Abstract

The methanol (MeOH) steam reforming (MSR) process plays an important role in the MeOH-based international renewable energy supply chain. To address the challenges related to the high cost and substantial CO2 emissions linked to the state-of-the-art integrated MSR process, this study aims to propose and enhance an intensified MSR process focusing on energy utilization, economic viability and environmental impact. Aside from the MSR process, the overall scenario also includes the water–gas-shift reaction (WGS) process, CO2 capture using amine-based methods, liquefaction, and hydrogen purification through pressure-swing adsorption. Based on this study, apparent enhancements of the state-of-the-art MSR process can be achieved by adjusting key process variables, especially those related to the CO2 capture process, and by incorporating various intensification strategies, including heat integration (with feed-effluent heat exchangers) between the MSR and the WGS processes, implementing a side-draw intercooling structure of the CO2 absorber, splitting the rich solvent flow to the CO2 stripper, and employing a multi-stage CO2 stripper with vapor recompression.
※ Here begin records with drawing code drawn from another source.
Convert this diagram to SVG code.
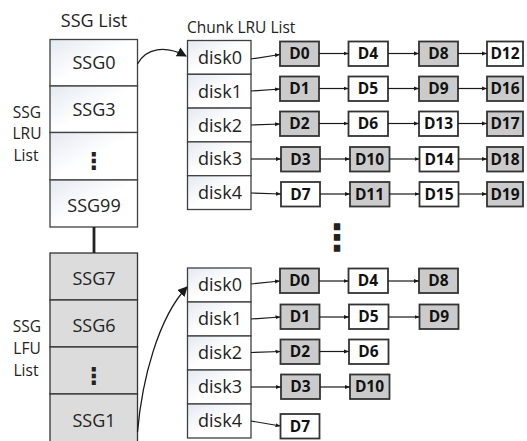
<svg xmlns="http://www.w3.org/2000/svg" width="527" height="441" viewBox="0 0 527 441">
<defs>
<linearGradient id="cellg" x1="0" y1="0" x2="1" y2="1">
<stop offset="0" stop-color="#e4e9f1"/>
<stop offset="0.5" stop-color="#ffffff"/>
<stop offset="1" stop-color="#ffffff"/>
</linearGradient>
<marker id="ah" viewBox="0 0 10 10" refX="10" refY="5" markerWidth="5" markerHeight="5" orient="auto" markerUnits="userSpaceOnUse">
<path d="M0,1 L10,5 L0,9 z" fill="#1a1a1a"/>
</marker>
<marker id="big" viewBox="0 0 10 10" refX="9" refY="5" markerWidth="10" markerHeight="10" orient="auto" markerUnits="userSpaceOnUse">
<path d="M0,0 L10,5 L0,10 z" fill="#1a1a1a"/>
</marker>
<style>
text{font-family:"Open Sans","Liberation Sans",sans-serif;fill:#222;}
.t{font-size:18px;text-anchor:middle;}
.lbl{font-size:15.5px;text-anchor:middle;}
.ssg{font-size:18px;text-anchor:middle;}
.dk{font-size:18px;text-anchor:middle;}
.dd{font-size:15.5px;font-weight:bold;text-anchor:middle;fill:#111;}
.dots{font-family:"DejaVu Sans",sans-serif;font-weight:bold;text-anchor:middle;fill:#222;}
.lru{fill:url(#cellg);stroke:#404040;stroke-width:1.3;}
.lfu{fill:#dcdcdc;stroke:#333;stroke-width:1.3;}
.dc{fill:url(#cellg);stroke:#404040;stroke-width:1.3;}
.w{fill:#ffffff;stroke:#333;stroke-width:1.8;}
.g{fill:#cbcbcb;stroke:#333;stroke-width:1.8;}
.a{fill:none;stroke:#1a1a1a;stroke-width:1.2;marker-end:url(#ah);}
.c{fill:none;stroke:#1a1a1a;stroke-width:1.3;marker-end:url(#big);}
</style>
</defs>

<g id="titles">
<text class="t" x="94" y="26.5">SSG List</text>
<text x="187" y="33" style="font-size:15.5px">Chunk LRU List</text>
</g>

<g id="lru-label">
<text class="lbl" x="27" y="118">SSG</text>
<text class="lbl" x="27" y="139">LRU</text>
<text class="lbl" x="26" y="161">List</text>
</g>
<g id="lfu-label">
<text class="lbl" x="27" y="332">SSG</text>
<text class="lbl" x="27" y="354">LFU</text>
<text class="lbl" x="26" y="376">List</text>
</g>

<g id="ssg-lru-list">
<g id="ssg0"><rect class="lru" x="50" y="39.5" width="87.5" height="46.5"/><text class="ssg" x="94" y="69">SSG0</text></g>
<g id="ssg3"><rect class="lru" x="50" y="86" width="87.5" height="46.5"/><text class="ssg" x="94" y="116">SSG3</text></g>
<g id="ssg-lru-more"><rect class="lru" x="50" y="132.5" width="87.5" height="47.5"/><text class="dots" x="94" y="169" style="font-size:23px">⋮</text></g>
<g id="ssg99"><rect class="lru" x="50" y="180" width="87.5" height="47"/><text class="ssg" x="94" y="212">SSG99</text></g>
</g>

<g id="ssg-lfu-list">
<g id="ssg7"><rect class="lfu" x="50" y="253" width="87.5" height="47"/><text class="ssg" x="94" y="285">SSG7</text></g>
<g id="ssg6"><rect class="lfu" x="50" y="300" width="87.5" height="47"/><text class="ssg" x="94" y="332">SSG6</text></g>
<g id="ssg-lfu-more"><rect class="lfu" x="50" y="347" width="87.5" height="47"/><text class="dots" x="94" y="384" style="font-size:23px">⋮</text></g>
<g id="ssg1"><rect class="lfu" x="50" y="394" width="87.5" height="50"/><text class="ssg" x="94" y="427">SSG1</text></g>
</g>

<g id="disks-top">
<g id="t-disk0"><rect class="dc" x="187.5" y="40.5" width="63.5" height="33.8"/><text class="dk" x="220" y="63.5">disk0</text></g>
<g id="t-disk1"><rect class="dc" x="187.5" y="74.3" width="63.5" height="33.8"/><text class="dk" x="220" y="97.5">disk1</text></g>
<g id="t-disk2"><rect class="dc" x="187.5" y="108.1" width="63.5" height="33.8"/><text class="dk" x="220" y="131.5">disk2</text></g>
<g id="t-disk3"><rect class="dc" x="187.5" y="141.9" width="63.5" height="33.8"/><text class="dk" x="220" y="165">disk3</text></g>
<g id="t-disk4"><rect class="dc" x="187.5" y="175.7" width="63.5" height="33.8"/><text class="dk" x="220" y="199">disk4</text></g>
</g>

<g id="chunks-top">
<g id="t-D0"><rect class="g" x="280" y="41.5" width="39" height="24.5"/><text class="dd" x="299.5" y="59">D0</text></g>
<g id="t-D4"><rect class="w" x="348.5" y="41.5" width="39.5" height="24.5"/><text class="dd" x="368" y="59">D4</text></g>
<g id="t-D8"><rect class="g" x="419" y="41.5" width="39" height="24.5"/><text class="dd" x="438.5" y="59">D8</text></g>
<g id="t-D12"><rect class="w" x="487" y="41.5" width="36" height="24.5"/><text class="dd" x="505" y="59">D12</text></g>

<g id="t-D1"><rect class="g" x="280" y="76.5" width="39" height="24.5"/><text class="dd" x="299.5" y="94">D1</text></g>
<g id="t-D5"><rect class="w" x="348.5" y="76.5" width="39.5" height="24.5"/><text class="dd" x="368" y="94">D5</text></g>
<g id="t-D9"><rect class="g" x="419" y="76.5" width="39" height="24.5"/><text class="dd" x="438.5" y="94">D9</text></g>
<g id="t-D16"><rect class="g" x="487" y="76.5" width="36" height="24.5"/><text class="dd" x="505" y="94">D16</text></g>

<g id="t-D2"><rect class="g" x="280" y="111.5" width="39" height="24.5"/><text class="dd" x="299.5" y="129">D2</text></g>
<g id="t-D6"><rect class="w" x="348.5" y="111.5" width="39.5" height="24.5"/><text class="dd" x="368" y="129">D6</text></g>
<g id="t-D13"><rect class="w" x="419" y="111.5" width="39" height="24.5"/><text class="dd" x="438.5" y="129">D13</text></g>
<g id="t-D17"><rect class="g" x="487" y="111.5" width="36" height="24.5"/><text class="dd" x="505" y="129">D17</text></g>

<g id="t-D3"><rect class="g" x="281" y="147" width="39" height="24.5"/><text class="dd" x="300.5" y="164.5">D3</text></g>
<g id="t-D10"><rect class="g" x="350" y="147" width="39.5" height="24.5"/><text class="dd" x="369.5" y="164.5">D10</text></g>
<g id="t-D14"><rect class="w" x="419.5" y="147" width="39" height="24.5"/><text class="dd" x="439" y="164.5">D14</text></g>
<g id="t-D18"><rect class="g" x="487" y="147" width="36" height="24.5"/><text class="dd" x="505" y="164.5">D18</text></g>

<g id="t-D7"><rect class="w" x="281" y="182" width="39" height="24.5"/><text class="dd" x="300.5" y="199.5">D7</text></g>
<g id="t-D11"><rect class="g" x="350" y="182" width="39.5" height="24.5"/><text class="dd" x="369.5" y="199.5">D11</text></g>
<g id="t-D15"><rect class="w" x="419.5" y="182" width="39" height="24.5"/><text class="dd" x="439" y="199.5">D15</text></g>
<g id="t-D19"><rect class="g" x="487" y="182" width="36" height="24.5"/><text class="dd" x="505" y="199.5">D19</text></g>
</g>

<g id="more-rows"><text class="dots" x="337" y="250" style="font-size:36px">⋮</text></g>

<g id="disks-bottom">
<g id="b-disk0"><rect class="dc" x="187.5" y="268" width="63.5" height="34"/><text class="dk" x="220" y="291">disk0</text></g>
<g id="b-disk1"><rect class="dc" x="187.5" y="302" width="63.5" height="34"/><text class="dk" x="220" y="325">disk1</text></g>
<g id="b-disk2"><rect class="dc" x="187.5" y="336" width="63.5" height="34"/><text class="dk" x="220" y="359">disk2</text></g>
<g id="b-disk3"><rect class="dc" x="187.5" y="370" width="63.5" height="34"/><text class="dk" x="220" y="393">disk3</text></g>
<g id="b-disk4"><rect class="dc" x="187.5" y="404" width="63.5" height="34"/><text class="dk" x="220" y="427">disk4</text></g>
</g>

<g id="chunks-bottom">
<g id="b-D0"><rect class="g" x="280" y="268.5" width="39" height="24.5"/><text class="dd" x="299.5" y="286">D0</text></g>
<g id="b-D4"><rect class="w" x="348.5" y="268.5" width="39.5" height="24.5"/><text class="dd" x="368" y="286">D4</text></g>
<g id="b-D8"><rect class="g" x="419" y="268.5" width="39" height="24.5"/><text class="dd" x="438.5" y="286">D8</text></g>

<g id="b-D1"><rect class="g" x="280.5" y="304.5" width="39" height="24.5"/><text class="dd" x="300" y="322">D1</text></g>
<g id="b-D5"><rect class="w" x="349" y="304.5" width="39.5" height="24.5"/><text class="dd" x="368.5" y="322">D5</text></g>
<g id="b-D9"><rect class="g" x="419.5" y="304.5" width="39" height="24.5"/><text class="dd" x="439" y="322">D9</text></g>

<g id="b-D2"><rect class="g" x="280.5" y="339.5" width="39" height="24.5"/><text class="dd" x="300" y="357">D2</text></g>
<g id="b-D6"><rect class="w" x="349" y="339.5" width="39.5" height="24.5"/><text class="dd" x="368.5" y="357">D6</text></g>

<g id="b-D3"><rect class="g" x="281" y="374.5" width="39" height="24.5"/><text class="dd" x="300.5" y="392">D3</text></g>
<g id="b-D10"><rect class="g" x="350" y="374.5" width="39.5" height="24.5"/><text class="dd" x="369.5" y="392">D10</text></g>

<g id="b-D7"><rect class="w" x="280.5" y="414" width="39" height="24.5"/><text class="dd" x="300" y="431.5">D7</text></g>
</g>

<g id="connectors">
<line x1="94" y1="227" x2="94" y2="253" stroke="#222" stroke-width="2.8"/>
<path class="c" d="M137.5,64 C146,48 165,45 186,56"/>
<path class="c" d="M137.5,432 C142,380 158,318 187,287"/>

<path class="a" d="M251,59 L280,54.5"/>
<path class="a" d="M319,53.5 L348.5,53.5"/>
<path class="a" d="M388,53.5 L419,53.5"/>
<path class="a" d="M458,53.5 L487,53.5"/>

<path class="a" d="M251,91 L280,89"/>
<path class="a" d="M319,88.5 L348.5,88.5"/>
<path class="a" d="M388,88.5 L419,88.5"/>
<path class="a" d="M458,88.5 L487,88.5"/>

<path class="a" d="M251,125 L280,124"/>
<path class="a" d="M319,123.5 L348.5,123.5"/>
<path class="a" d="M388,123.5 L419,123.5"/>
<path class="a" d="M458,123.5 L487,123.5"/>

<path class="a" d="M251,159 L281,159"/>
<path class="a" d="M320,159 L350,159"/>
<path class="a" d="M389.5,159 L419.5,159"/>
<path class="a" d="M458.5,159 L487,159"/>

<path class="a" d="M251,193 L281,194"/>
<path class="a" d="M320,194 L350,194"/>
<path class="a" d="M389.5,194 L419.5,194"/>
<path class="a" d="M458.5,194 L487,194"/>

<path class="a" d="M251,284 L280,281"/>
<path class="a" d="M319,281 L348.5,281"/>
<path class="a" d="M388,281 L419,281"/>

<path class="a" d="M251,319 L280.5,317"/>
<path class="a" d="M319.5,317 L349,317"/>
<path class="a" d="M388.5,317 L419.5,317"/>

<path class="a" d="M251,352.5 L280.5,351.5"/>
<path class="a" d="M319.5,351.5 L349,351.5"/>

<path class="a" d="M251,387 L281,387"/>
<path class="a" d="M320,387 L350,387"/>

<path class="a" d="M251,421 L280.5,426"/>
</g>
</svg>
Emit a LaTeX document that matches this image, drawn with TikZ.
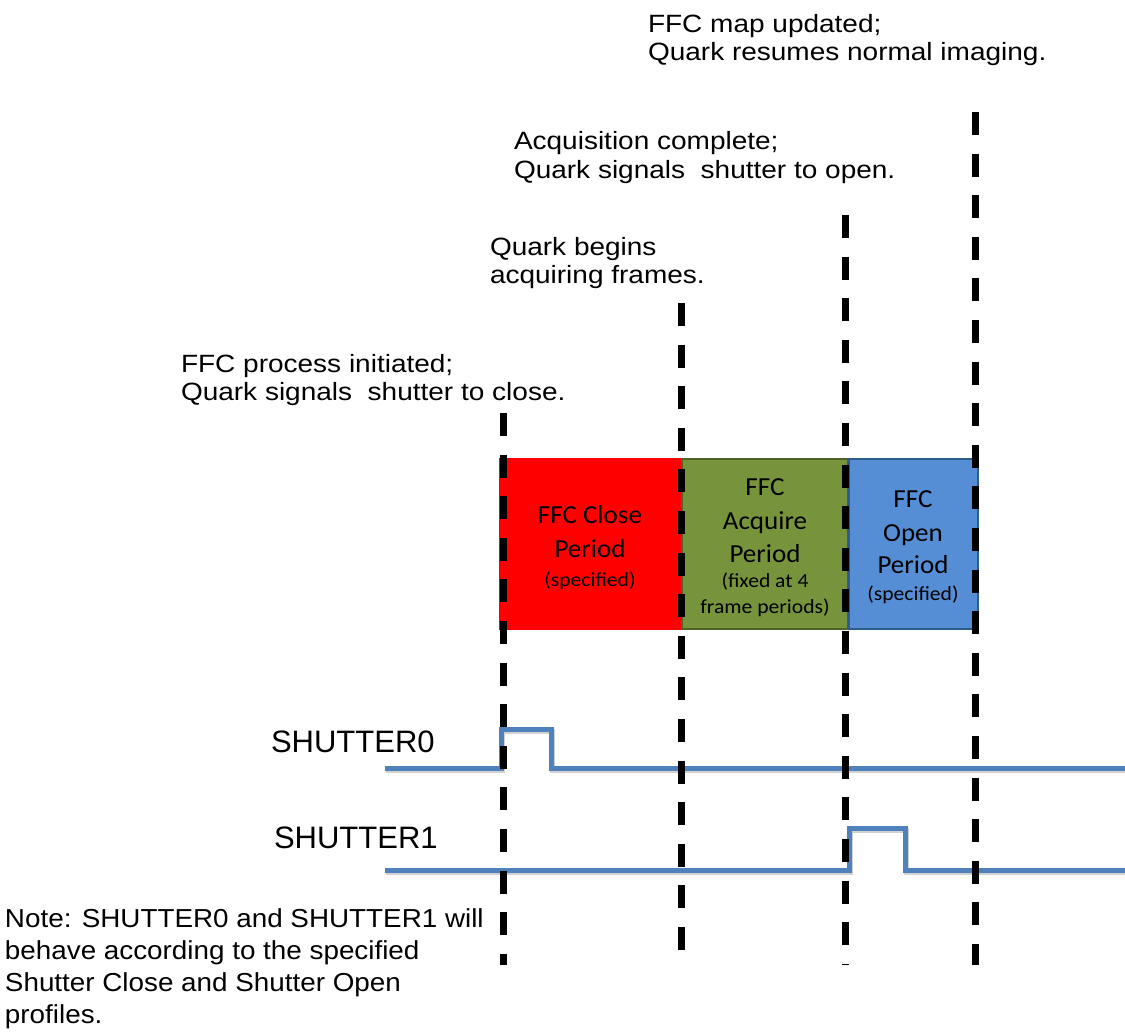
\documentclass[tikz,border=0pt]{standalone}
\usepackage{fontspec}
\usepackage{graphicx}
\setmainfont{Liberation Sans}
\newfontfamily\carlito{Carlito}
\definecolor{ffcred}{HTML}{FF0000}
\definecolor{ffcgreen}{HTML}{77933C}
\definecolor{ffcgreenb}{HTML}{4F6228}
\definecolor{ffcblue}{HTML}{558ED5}
\definecolor{ffcblueb}{HTML}{2F5A8C}
\definecolor{sigblue}{HTML}{4F81BD}
\newcommand\sx[2]{\scalebox{#1}[1]{#2}}
\begin{document}
\begin{tikzpicture}[x=0.75pt,y=-0.75pt,
  lbl/.style={anchor=base west, inner sep=0pt, outer sep=0pt, font=\fontsize{18.75pt}{21pt}\selectfont},
  notelbl/.style={anchor=base west, inner sep=0pt, outer sep=0pt, font=\fontsize{19.5pt}{22pt}\selectfont},
  siglbl/.style={anchor=base west, inner sep=0pt, outer sep=0pt, font=\fontsize{23.25pt}{26pt}\selectfont},
  btxt/.style={anchor=base, inner sep=0pt, outer sep=0pt, font=\carlito\fontsize{19.5pt}{22pt}\selectfont},
  bsmall/.style={anchor=base, inner sep=0pt, outer sep=0pt, font=\carlito\fontsize{15pt}{18pt}\selectfont},
  periodbox/.style={rectangle, inner sep=0pt, outer sep=0pt, minimum height=127.5pt, line width=1pt},
  markline/.style={line width=5.25pt, dash pattern=on 17.25pt off 13.95pt, line cap=butt, black},
  signal/.style={line width=3.75pt, sigblue, line join=miter,
    preaction={draw=black!18, line width=3.75pt, transform canvas={shift={(1pt,-2pt)}}}}
]
\fill[white] (0,0) rectangle (1125,1032);
\useasboundingbox (0,0) rectangle (1125,1032);

% period boxes
\node[periodbox, fill=ffcred, draw=ffcred, minimum width=135.75pt] (closebox) at (590.5,544) {};
\node[periodbox, fill=ffcgreen, draw=ffcgreenb, minimum width=124.5pt] (acqbox) at (765,544) {};
\node[periodbox, fill=ffcblue, draw=ffcblueb, minimum width=96.75pt] (openbox) at (913.5,544) {};

% box texts
\node[btxt] (c1) at (590,523) {\sx{1.04}{FFC Close}};
\node[btxt] (c2) at (590,557) {\sx{1.04}{Period}};
\node[bsmall] (c3) at (590,586) {\sx{1.08}{(specified)}};

\node[btxt] (a1) at (765,495) {\sx{1.04}{FFC}};
\node[btxt] (a2) at (765,529) {\sx{1.04}{Acquire}};
\node[btxt] (a3) at (765,562) {\sx{1.04}{Period}};
\node[bsmall] (a4) at (765,587) {\sx{1.08}{(fixed at 4}};
\node[bsmall] (a5) at (765,613) {\sx{1.08}{frame periods)}};

\node[btxt] (o1) at (913,507) {\sx{1.04}{FFC}};
\node[btxt] (o2) at (913,541) {\sx{1.04}{Open}};
\node[btxt] (o3) at (913,573) {\sx{1.04}{Period}};
\node[bsmall] (o4) at (913,600) {\sx{1.08}{(specified)}};

% signals
\coordinate (s0start) at (385,768);
\coordinate (s0end) at (1125,768);
\coordinate (s1start) at (385,870);
\coordinate (s1end) at (1125,870);
\draw[signal] (s0start) -- ++(116,0) -- ++(0,-39) -- ++(50,0) -- ++(0,39) -- (s0end);
\draw[signal] (s1start) -- ++(464,0) -- ++(0,-42) -- ++(56,0) -- ++(0,42) -- (s1end);

% event markers
\coordinate (d1top) at (503,413);
\coordinate (d1bot) at (503,965);
\coordinate (d2top) at (681,303);
\coordinate (d2bot) at (681,950);
\coordinate (d3top) at (845,215);
\coordinate (d3bot) at (845,965);
\coordinate (d4top) at (975,112);
\coordinate (d4bot) at (975,965);
\draw[markline] (d1top) -- (d1bot);
\draw[markline] (d2top) -- (d2bot);
\draw[markline] (d3top) -- (d3bot);
\draw[markline] (d4top) -- (d4bot);

% event texts
\node[lbl] (t1a) at (648,32) {\sx{1.12}{FFC map updated;}};
\node[lbl] (t1b) at (648,60) {\sx{1.12}{Quark resumes normal imaging.}};
\node[lbl] (t2a) at (514,149) {\sx{1.12}{Acquisition complete;}};
\node[lbl] (t2b) at (514,178) {\sx{1.12}{Quark signals\ \ shutter to open.}};
\node[lbl] (t3a) at (490,255) {\sx{1.12}{Quark begins}};
\node[lbl] (t3b) at (490,283) {\sx{1.12}{acquiring frames.}};
\node[lbl] (t4a) at (181,372) {\sx{1.12}{FFC process initiated;}};
\node[lbl] (t4b) at (181,400) {\sx{1.12}{Quark signals\ \ shutter to close.}};

% signal labels
\node[siglbl] (sh0) at (271,752) {SHUTTER0};
\node[siglbl] (sh1) at (274,848) {SHUTTER1};

% note
\node[notelbl] (n1) at (5,927) {\sx{1.07}{Note: SHUTTER0 and SHUTTER1 will}};
\node[notelbl] (n2) at (5,959) {\sx{1.07}{behave according to the specified}};
\node[notelbl] (n3) at (5,991) {\sx{1.07}{Shutter Close and Shutter Open}};
\node[notelbl] (n4) at (5,1023) {\sx{1.07}{profiles.}};
\end{tikzpicture}
\end{document}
Compared to the state-of-the-art MSR process in the literature, the intensified MSR process produces ultra-pure hydrogen (99.99 mol%) as a main product while reduces 6.2 % of the shared cost (from 191.0 USD/t-MeOH to 179.1 USD/t-MeOH), increases the overall carbon capture rate by 3 % (from 86.73 % to 89.99 %), and reduces the direct CO2 emission by approximately 25 % (from 1.41 t-CO2/ t-MeOH to 1.06 t-CO2/ t-MeOH). Within a MeOH-based international renewable energy supply chain, these enhancements can also significantly lower the imported cost of electricity from 105.9 USD/MWh to 95.5 USD/MWh.